What is inspiring you as an artists and what values you try to portrait in your work? How long does it take from the idea to the final picture? Are there more people involved in the process or do you prefer working alone?

My main sources of inspiration are natural world, music, and spirituality. I love it when the emotions that are present in my work are genuine, authentic. Therefore, my ideas are very abstract and I rarely stage the shot. I let the world unravel as it is in front of my lens, and I capture it as I see it.
I work with other people in various projects but when it comes to working directly with the camera and image processing, I work on my own.

Are your projects concentrated mostly in Lithuania or are you performing some international collaborations? What value do you see in international collaborations for the artist and organization?

The NGO “GATO” that I work with is collaborating with animal rescue centres in other European countries but so far I am working only in Lithuania. I capture the rescue operations in Lithuania, and the rescue centres that rehabilitate the animals share with us the visual footage of their recovery. However, I would love to visit the rescued animals someday to make more footage about the work that NGOs in Lithuania and other countries do and make it more public and help get support from the community and the government.

What do you think about postcards as a physical medium for spreading awareness on the topic? Have you ever received a postcard that made you think about it for a while?

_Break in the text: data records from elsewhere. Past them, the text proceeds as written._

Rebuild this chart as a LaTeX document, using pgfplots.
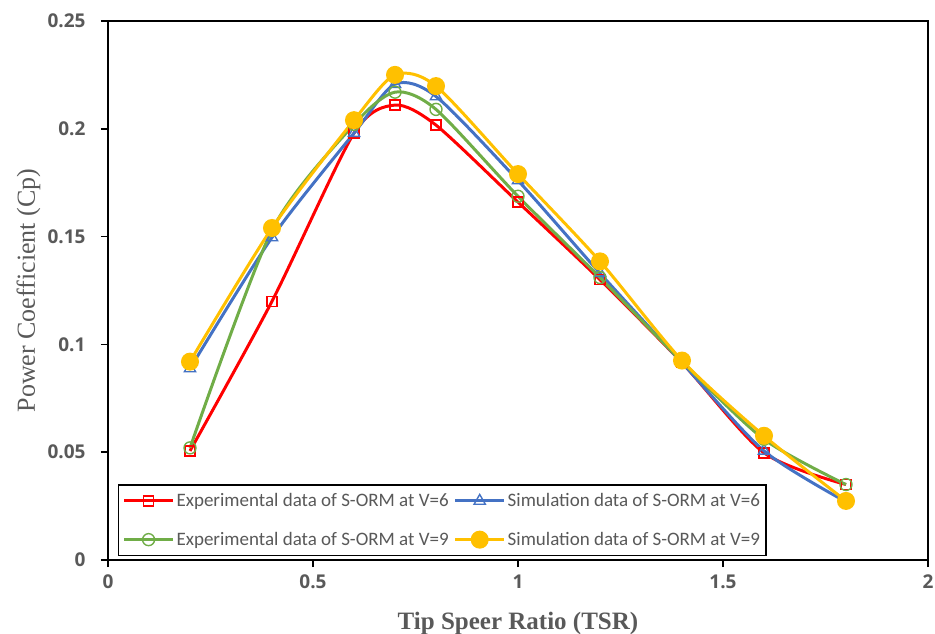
\documentclass[border=0pt]{standalone}
\usepackage{pgfplots}
\pgfplotsset{compat=1.18}
\usepackage{fontspec}
\setmainfont{Carlito}
\newfontfamily\tickfont{Open Sans}
\newfontfamily\labfont{Liberation Serif}
\definecolor{cred}{HTML}{FF0000}
\definecolor{cblue}{HTML}{4472C4}
\definecolor{cgreen}{HTML}{70AD47}
\definecolor{cyellow}{HTML}{FFC000}
\definecolor{tgray}{HTML}{595959}
\begin{document}
\begin{tikzpicture}
\begin{axis}[
  name=ax,
  scale only axis,
  width=820bp, height=539bp,
  xmin=0, xmax=2, ymin=0, ymax=0.25,
  xtick={0,0.5,1,1.5,2},
  ytick={0,0.05,0.1,0.15,0.2,0.25},
  xticklabels={0,0.5,1,1.5,2},
  yticklabels={0,0.05,0.1,0.15,0.2,0.25},
  tick align=outside,
  xtick pos=bottom, ytick pos=left,
  major tick length=7bp,
  tick style={black, line width=1.5pt},
  axis line style={black, line width=1.5pt},
  ticklabel style={font=\tickfont\bfseries\fontsize{19bp}{21bp}\selectfont, text=tgray},
  xticklabel style={yshift=-4bp},
  yticklabel style={xshift=-12bp},
  xlabel={Tip Speer Ratio (TSR)},
  ylabel={Power Coefficient (Cp)},
  xlabel style={font=\labfont\bfseries\fontsize{25bp}{27bp}\selectfont, text=tgray,
    at={(axis description cs:0.5,-0.118)}, anchor=center},
  ylabel style={font=\labfont\fontsize{26bp}{28bp}\selectfont, text=tgray,
    at={(axis description cs:-0.097,0.5)}, anchor=center},
  legend columns=2,
  legend style={at={(rel axis cs:0.012,0.007)}, anchor=south west,
    draw=black, line width=1.5pt, font=\fontsize{19bp}{21bp}\selectfont, text=tgray,
    row sep=20bp, inner xsep=4bp, inner ysep=6.5bp,
    /tikz/every even column/.append style={column sep=3bp}},
  legend cell align=left,
  legend image code/.code={
    \draw[#1, line width=3pt, mark repeat=2, mark phase=2] plot coordinates {(0bp,0bp) (24.5bp,0bp) (49bp,0bp)};
  },
  every axis plot/.append style={line width=3pt, smooth, tension=0.45},
]
\addplot[cred, mark=square, mark size=5bp, mark options={line width=1.4pt, solid, draw=cred, fill=none}] coordinates {
(0.2,0.0506) (0.4,0.120) (0.6,0.198) (0.7,0.211) (0.8,0.2017) (1.0,0.166) (1.2,0.130) (1.4,0.0915) (1.6,0.0497) (1.8,0.035)};
\addlegendentry{Experimental data of S-ORM at V=6}
\addplot[cblue, mark=triangle, mark size=6.5bp, mark options={line width=1.4pt, solid, draw=cblue, fill=none}] coordinates {
(0.2,0.0888) (0.4,0.1496) (0.6,0.198) (0.7,0.2207) (0.8,0.215) (1.0,0.176) (1.2,0.133) (1.4,0.0915) (1.6,0.0506) (1.8,0.027)};
\addlegendentry{Simulation data of S-ORM at V=6}
\addplot[cgreen, mark=o, mark size=6bp, mark options={line width=1.4pt, solid, draw=cgreen, fill=none}] coordinates {
(0.2,0.052) (0.4,0.153) (0.6,0.202) (0.7,0.217) (0.8,0.209) (1.0,0.1687) (1.2,0.131) (1.4,0.092) (1.6,0.056) (1.8,0.035)};
\addlegendentry{Experimental data of S-ORM at V=9}
\addplot[cyellow, mark=*, mark size=7.5bp, mark options={solid, fill=cyellow, draw=cyellow}] coordinates {
(0.2,0.092) (0.4,0.154) (0.6,0.204) (0.7,0.225) (0.8,0.2198) (1.0,0.179) (1.2,0.1385) (1.4,0.0925) (1.6,0.0576) (1.8,0.0274)};
\addlegendentry{Simulation data of S-ORM at V=9}
\end{axis}
\pgfresetboundingbox
\path[use as bounding box] ([xshift=-108bp,yshift=-74bp]ax.south west) rectangle ([xshift=7bp,yshift=21bp]ax.north east);
\end{tikzpicture}
\end{document}
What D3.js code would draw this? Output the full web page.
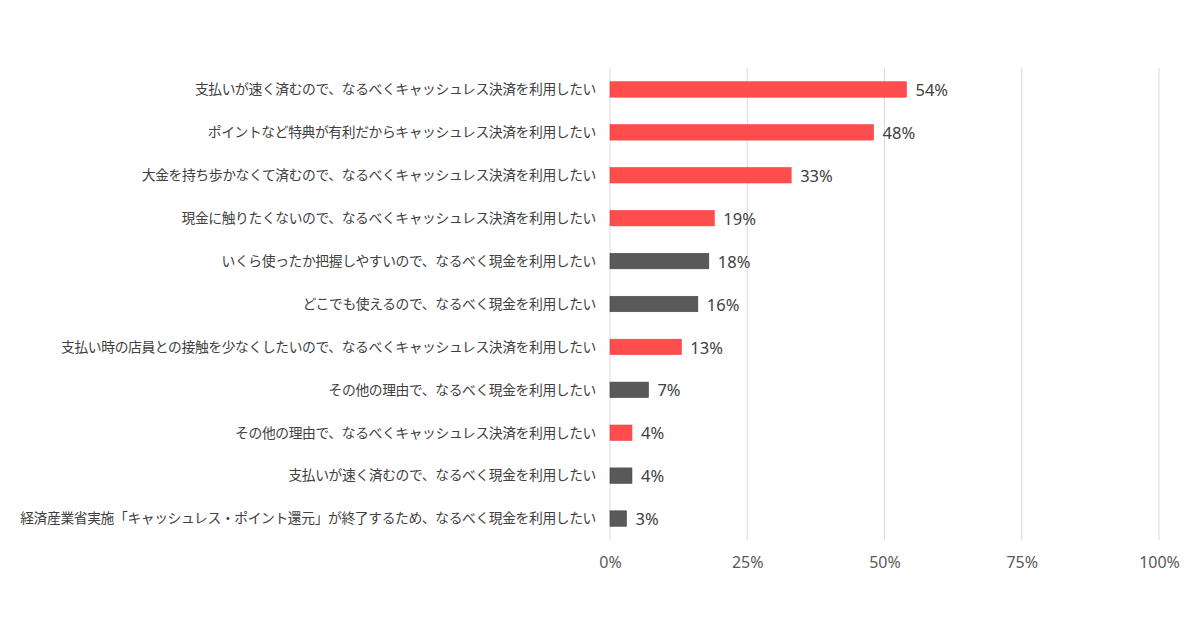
<!DOCTYPE html>
<html>
<head>
<meta charset="utf-8">
<script src="https://cdn.jsdelivr.net/npm/d3@7"></script>
<style>
  body { margin: 0; background: #fff; }
  text { font-family: "Noto Sans CJK JP", "Noto Sans", sans-serif; }
</style>
</head>
<body>
<div id="chart"></div>
<script>
// data
var categories = [
    "支払いが速く済むので、なるべくキャッシュレス決済を利用したい",
    "ポイントなど特典が有利だからキャッシュレス決済を利用したい",
    "大金を持ち歩かなくて済むので、なるべくキャッシュレス決済を利用したい",
    "現金に触りたくないので、なるべくキャッシュレス決済を利用したい",
    "いくら使ったか把握しやすいので、なるべく現金を利用したい",
    "どこでも使えるので、なるべく現金を利用したい",
    "支払い時の店員との接触を少なくしたいので、なるべくキャッシュレス決済を利用したい",
    "その他の理由で、なるべく現金を利用したい",
    "その他の理由で、なるべくキャッシュレス決済を利用したい",
    "支払いが速く済むので、なるべく現金を利用したい",
    "経済産業省実施「キャッシュレス・ポイント還元」が終了するため、なるべく現金を利用したい"
];
var values = [54, 48, 33, 19, 18, 16, 13, 7, 4, 4, 3];
var groups = ["cashless", "cashless", "cashless", "cashless", "cash", "cash",
              "cashless", "cash", "cashless", "cash", "cash"];
var ticks = [0, 25, 50, 75, 100];

var width = 1200;
var height = 630;

var svg = d3.select("#chart")
    .append("svg")
    .attr("width", width)
    .attr("height", height);

var x = d3.scaleLinear()
    .domain([0, 100])
    .range([610, 1159]);

var y = d3.scaleBand()
    .domain(categories)
    .range([68, 540])
    .paddingInner(0.64)
    .paddingOuter(0.32);

var color = d3.scaleOrdinal()
    .domain(["cashless", "cash"])
    .range(["#ff4d4d", "#595959"]);
var stroke = d3.scaleOrdinal()
    .domain(["cashless", "cash"])
    .range(["#f04040", "#444444"]);

// gridlines
svg.selectAll(".grid")
    .data(ticks)
    .enter()
    .append("line")
    .attr("x1", function (d) { return x(d); })
    .attr("x2", function (d) { return x(d); })
    .attr("y1", 68)
    .attr("y2", 540)
    .style("stroke", "#d9d9d9")
    .style("stroke-width", "1px");

// axis labels
var xAxis = d3.axisBottom(x)
    .tickValues(ticks)
    .tickSize(0)
    .tickPadding(0)
    .tickFormat(function (d) { return d + "%"; });

var axisG = svg.append("g")
    .attr("transform", "translate(0, 557)")
    .call(xAxis);
axisG.select(".domain").remove();
axisG.selectAll("text")
    .attr("font-size", "16px")
    .attr("fill", "#595959")
    .attr("dy", "0.7em")
    .style("font-family", "'Noto Sans', sans-serif");

// bars
svg.selectAll(".bar")
    .data(values)
    .enter()
    .append("rect")
    .attr("x", x(0))
    .attr("y", function (d, i) { return y(categories[i]); })
    .attr("width", function (d) { return x(d) - x(0); })
    .attr("height", y.bandwidth())
    .style("fill", function (d, i) { return color(groups[i]); })
    .style("stroke", function (d, i) { return stroke(groups[i]); })
    .style("stroke-width", "0.6px");

// value labels
svg.selectAll(".val")
    .data(values)
    .enter()
    .append("text")
    .attr("x", function (d) { return x(d) + 9; })
    .attr("y", function (d, i) { return y(categories[i]) + y.bandwidth() / 2; })
    .attr("dy", "0.4em")
    .attr("font-size", "16.5px")
    .attr("fill", "#404040")
    .style("font-family", "'Noto Sans', sans-serif")
    .text(function (d) { return d + "%"; });

// category labels
svg.selectAll(".cat")
    .data(categories)
    .enter()
    .append("text")
    .attr("x", 596)
    .attr("y", function (d) { return y(d) + y.bandwidth() / 2; })
    .attr("dy", "0.35em")
    .attr("text-anchor", "end")
    .attr("font-size", "13.8px")
    .attr("fill", "#404040")
    .attr("letter-spacing", "-0.4px")
    .text(function (d) { return d; });
</script>
</body>
</html>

I don’t recall ever receiving a postcard that made me think a lot about a particular cause or topic, and I think it’s a really great idea to give more meaning to the medium of postcards, to make it speak about important topics and in this way help the NGOs gain moral and financial support. I hope that the Postcard Adventure project will not only spread awareness about important issues but will also revive and enrich peoples’ relationships when they send each other the postcards and strike up conversations about animal welfare and other important issues that NGOs participating in this project are dealing with. Thank you for this noble cause and the opportunity to participate in it as an artist. Best of luck!